CtCI-6th-Edition
Cracking the Coding Interview 6th Ed. Solutions
Working code solutions for every problem in Cracking the Coding Interview 6th Edition, with the official Java solutions in this repo and community-contributed solutions in companion repos for a dozen other languages.
This repository contains working code solutions for the book "Cracking the Coding Interview, 6th Edition" by Gayle Laakmann McDowell. The book is widely used by people preparing for software engineering job interviews at tech companies, and it covers common programming puzzles involving data structures and algorithms.
The main repository holds Java solutions, which are the same solutions that appear in the printed book. Solutions in other programming languages, contributed by the community, live in separate companion repositories (one per language) that are linked here. Supported languages include Python, JavaScript, C, C++, C#, Go, Kotlin, Swift, Ruby, PHP, Haskell, and several others.
If you want to download everything, cloning with a specific option pulls in all the language repos at once. If you only need the Java solutions, a plain clone is enough.
Contributions are welcome. The workflow is straightforward: fork the appropriate language repo, write your solution, add tests if they apply, and open a pull request with a description of what you did. Java submissions go to this main repo; all other languages go to their dedicated language repo. If you want to add a language that does not yet have a repo, the README explains the steps to propose it and get it adopted under the careercup organization.
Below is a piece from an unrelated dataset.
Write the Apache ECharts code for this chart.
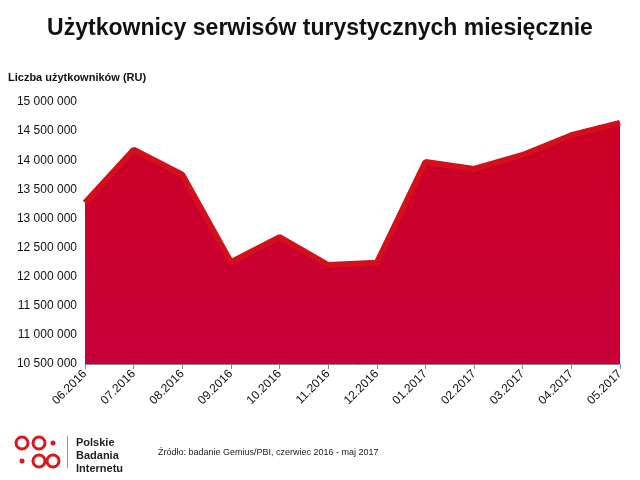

The README is sparse beyond setup and contribution instructions; the content is the code itself, organized by the chapters and problems in the book.
Where it fits
- Study the official Java solutions to CTCI problems to understand how to approach common interview algorithm questions.
- Compare your own solution to a specific CTCI problem against the reference implementation to spot gaps in your approach.
- Practice interview problems in your preferred language by cloning the matching companion language repository.